The business model to be adopted in India could be that the RE power generator leases the battery to the EV supplier and the customer pays to the RE generator on a per Km of car or bus. RE generator can have different models of swapping or fast charging or slow charging depending on the requirement.
Once the cost of battery is not added to the EV, the EV becomes competitive to the conventional IC engine vehicle since the cost of AC Electric Motor and the inverter with increasing volume will come down rapidly.
RE power producer to bridge the gap between power sector & transport sector
The major reason for the Electric Vehicle not getting promoted is due to the mindset of the power sector and the transport sector professionals. The power sector people consider automotive sector to be none of their business and the auto industry does not have a clue on how to develop the electricity infrastructure to cater to the charging needs. Also the auto industry is not very keen to lose it’s market for IC engines which brings huge revenue not only from sale of new vehicles but also from after-sales market. They are not in any great hurry to develop the EV market and they don’t see any reason why they should shoot themselves in the foot.
It is for the potential 175 GW RE power producers to wake up to the reality and get into the act of developing the Electric Vehicle business if they want to survive. The coal-based power sector was faced in a similar situation when there was coal shortage in the late Nineties. At that time when GOI invited the power sector companies to get into coal mining by taking up captive coal blocks, none of the power companies were inclined to take the captive coal blocks since they held that coal mining was not their business.

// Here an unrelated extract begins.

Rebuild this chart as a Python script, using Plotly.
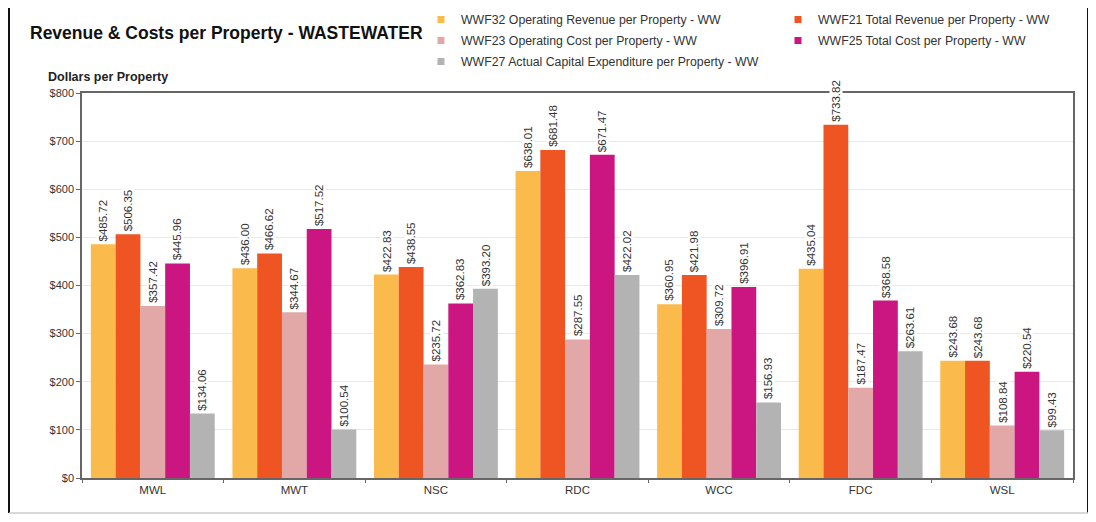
import plotly.graph_objects as go

categories = ["MWL", "MWT", "NSC", "RDC", "WCC", "FDC", "WSL"]
series_names = [
    "WWF32 Operating Revenue per Property - WW",
    "WWF21 Total Revenue per Property - WW",
    "WWF23 Operating Cost per Property - WW",
    "WWF25 Total Cost per Property - WW",
    "WWF27 Actual Capital Expenditure per Property - WW",
]
op_revenue = [485.72, 436.00, 422.83, 638.01, 360.95, 435.04, 243.68]
total_revenue = [506.35, 466.62, 438.55, 681.48, 421.98, 733.82, 243.68]
op_cost = [357.42, 344.67, 235.72, 287.55, 309.72, 187.47, 108.84]
total_cost = [445.96, 517.52, 362.83, 671.47, 396.91, 368.58, 220.54]
capex = [134.06, 100.54, 393.20, 422.02, 156.93, 263.61, 99.43]
series_values = [op_revenue, total_revenue, op_cost, total_cost, capex]
colors = ["#FBBA4C", "#EF5423", "#E2A8A8", "#CB1581", "#B3B3B3"]
y_ticks = [0, 100, 200, 300, 400, 500, 600, 700, 800]
y_tick_labels = ["$0", "$100", "$200", "$300", "$400", "$500", "$600", "$700", "$800"]

# page offset (body margin) compensation: figure is drawn from page (8, 8)
OFF = 8
W, H = 1096 - OFF, 522 - 2 * OFF
L, R, T, B = 82 - OFF, 1073 - OFF, 93 - OFF, 478 - OFF
BARGAP = 0.125
FONT = "Liberation Sans, Arial, sans-serif"

def px_x(p):
    return (p - OFF - L) / (R - L)

def px_y(p):
    return (B - (p - OFF)) / (B - T)

fig = go.Figure()
for name, vals, col in zip(series_names, series_values, colors):
    fig.add_trace(go.Bar(x=categories, y=vals, marker=dict(color=col, line=dict(width=0)),
                         showlegend=False, name=name))

# legend entries (small square markers), split in two columns
legend_of = ["legend", "legend2", "legend", "legend2", "legend"]
for i, (name, col) in enumerate(zip(series_names, colors)):
    fig.add_trace(go.Scatter(x=[None], y=[None], mode="markers", name=name,
                             marker=dict(symbol="square", size=7, color=col),
                             legend=legend_of[i], legendgroup=f"g{i}", showlegend=True))

# value labels
n = len(series_values)
group_w = 1 - BARGAP
bar_w = group_w / n
annotations = []
for j, vals in enumerate(series_values):
    off = -group_w / 2 + (j + 0.5) * bar_w
    for i, v in enumerate(vals):
        annotations.append(dict(
            x=i + off, y=v, xref="x", yref="y", text=f"${v:,.2f}",
            showarrow=False, textangle=-90, yanchor="bottom", xanchor="center",
            yshift=2, bgcolor="white", borderpad=0,
            font=dict(family=FONT, size=11.5, color="#333333"),
        ))

annotations.append(dict(
    x=px_x(46), y=px_y(77), xref="paper", yref="paper", text="<b>Dollars per Property</b>",
    showarrow=False, xanchor="left", yanchor="middle",
    font=dict(family=FONT, size=12.5, color="#222222"),
))

shapes = [
    dict(type="line", xref="paper", yref="paper", x0=px_x(9), x1=px_x(9), y0=1.3, y1=px_y(513),
         line=dict(color="#111111", width=2)),
    dict(type="line", xref="paper", yref="paper", x0=px_x(1088), x1=px_x(1088), y0=1.3, y1=px_y(513),
         line=dict(color="#111111", width=2)),
    dict(type="line", xref="paper", yref="paper", x0=px_x(9), x1=px_x(1088), y0=px_y(513), y1=px_y(513),
         line=dict(color="#CCCCCC", width=1.5)),
]

legend_font = dict(family=FONT, size=12.3, color="#333333")
fig.update_layout(
    width=W, height=H,
    margin=dict(l=L, r=W - R, t=T, b=H - B, autoexpand=False),
    paper_bgcolor="white", plot_bgcolor="white",
    barmode="group", bargap=BARGAP, bargroupgap=0,
    title=dict(text="<b>Revenue & Costs per Property - WASTEWATER</b>",
               x=(30 - OFF) / W, xref="container", xanchor="left",
               y=1 - (33 - OFF) / H, yref="container", yanchor="middle",
               font=dict(family=FONT, size=17.5, color="#111111")),
    xaxis=dict(type="category", categoryorder="array", categoryarray=categories,
               range=[-0.5, len(categories) - 0.5], autorange=False,
               showline=True, linecolor="#666666", linewidth=1.5, mirror=True,
               ticks="outside", tickson="boundaries", ticklen=3, tickcolor="#666666",
               tickfont=dict(family=FONT, size=11.5, color="#333333"),
               showgrid=False),
    yaxis=dict(range=[0, 800], autorange=False, tickmode="array", tickvals=y_ticks,
               ticktext=y_tick_labels,
               showline=True, linecolor="#666666", linewidth=1.5, mirror=True,
               ticks="outside", ticklen=4, tickcolor="#666666",
               gridcolor="#E8E8E8", gridwidth=1, zeroline=False,
               tickfont=dict(family=FONT, size=11, color="#333333")),
    legend=dict(x=px_x(421), xref="paper", xanchor="left", y=px_y(5),
                yref="paper", yanchor="top", orientation="v", tracegroupgap=2,
                font=legend_font, bgcolor="rgba(0,0,0,0)", itemclick=False),
    legend2=dict(x=px_x(778), xref="paper", xanchor="left", y=px_y(5),
                 yref="paper", yanchor="top", orientation="v", tracegroupgap=2,
                 font=legend_font, bgcolor="rgba(0,0,0,0)", itemclick=False),
    annotations=annotations,
    shapes=shapes,
)

fig.write_html("out.html")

There were hardly one or two companies which came forward and only after they demonstrated the techno-economic feasibility of integrated mining and power generation, only then the interest in acquiring captive coal block started and later became a mad scramble.
Similarly, the RE power generators can well keep to their present position that transportation is not their business and keep struggling with the discoms or they can pro-actively start developing the EV business parallelly instead of sitting on the sidelines.
It is in the interest of the RE power producer to develop the EV business since the coal power producer is not affected because he gets paid even when his power is not consumed by the discom whereas the RE power producer has no such protection and if there is load curtailment he loses significantly.
Solar & wind are Distributed Energy sources & Electric Vehicle is a perfect complimentary Distributed Energy Storage System offering a one stop solution for reducing oil imports, pollution, congestion (when used in mass transportation ), climate change and last but not the least to make the dream of 175 GW RE power a reality by absorbing the surplus power without being a burden on the Discom.